Le résultat final ressemble parfois moins à l’image d’Épinal de l’earthship « pur » qu’à une maison bioclimatique hybride, inspirée de la philosophie earthship, mais compatible avec les réalités locales.
Pour qui un earthship est-il vraiment adapté ?
Un earthship n’est pas forcément la solution miracle pour tout le monde. Ce type d’habitat se prête particulièrement bien à certains profils :
- personnes prêtes à s’impliquer fortement dans l’auto-construction,
- foyers acceptant une forme de sobriété énergétique au quotidien,
- habitants à l’aise avec la maintenance régulière de leurs systèmes (eau, électricité, ventilation),
- projets situés dans des communes relativement ouvertes à l’innovation architecturale.

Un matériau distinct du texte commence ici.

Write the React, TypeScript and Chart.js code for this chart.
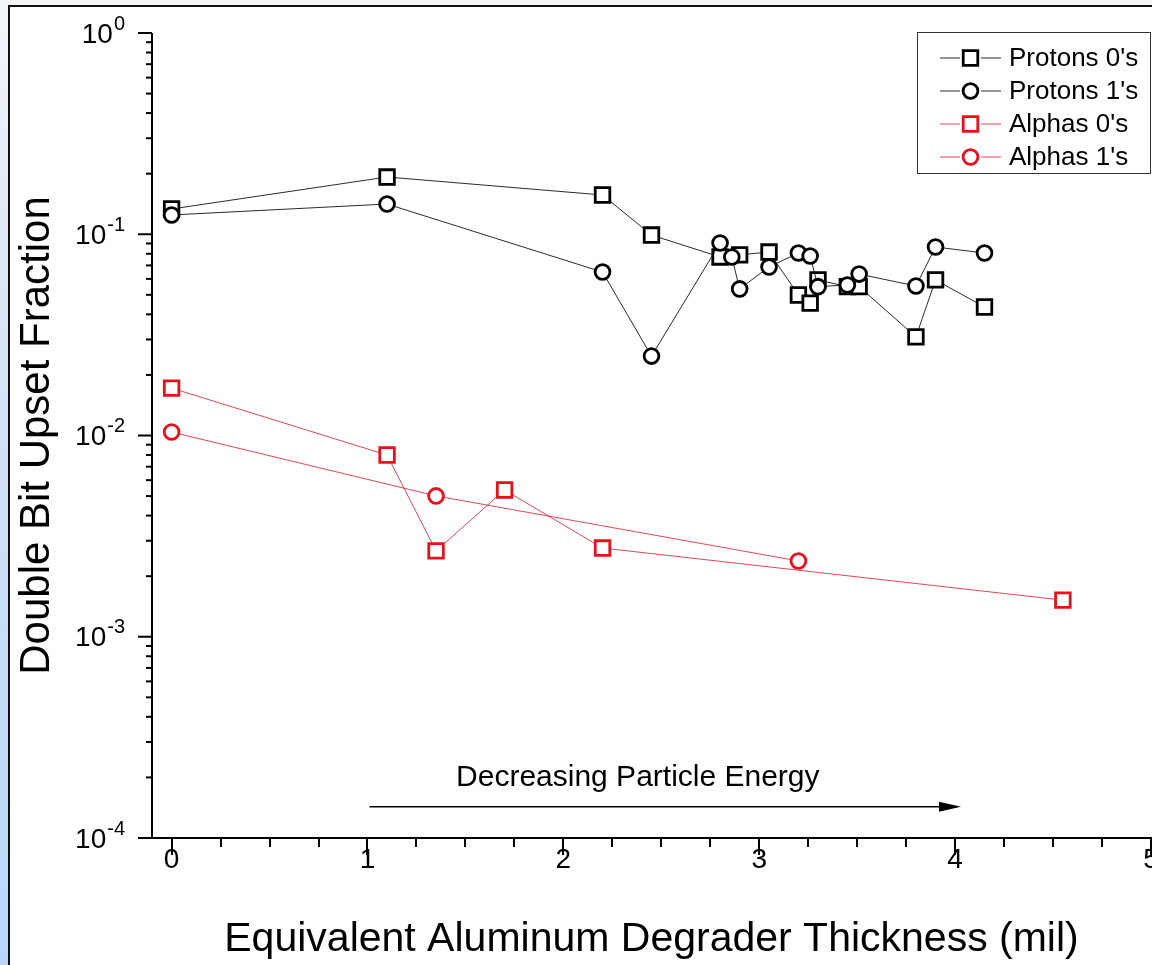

Pour d’autres, une maison ossature bois bien isolée, un bon travail bioclimatique, quelques panneaux solaires et une récupération d’eau de pluie partielle offriront un excellent compromis impact/réalité du terrain, avec moins de complexité.
La force du concept earthship tient surtout à la vision systémique qu’il propose : penser la maison comme un organisme autonome, qui gère énergie, eau et déchets de manière intégrée. Que l’on adopte le modèle à la lettre ou qu’on s’en inspire seulement, cette approche bouscule utilement nos façons de concevoir l’habitat.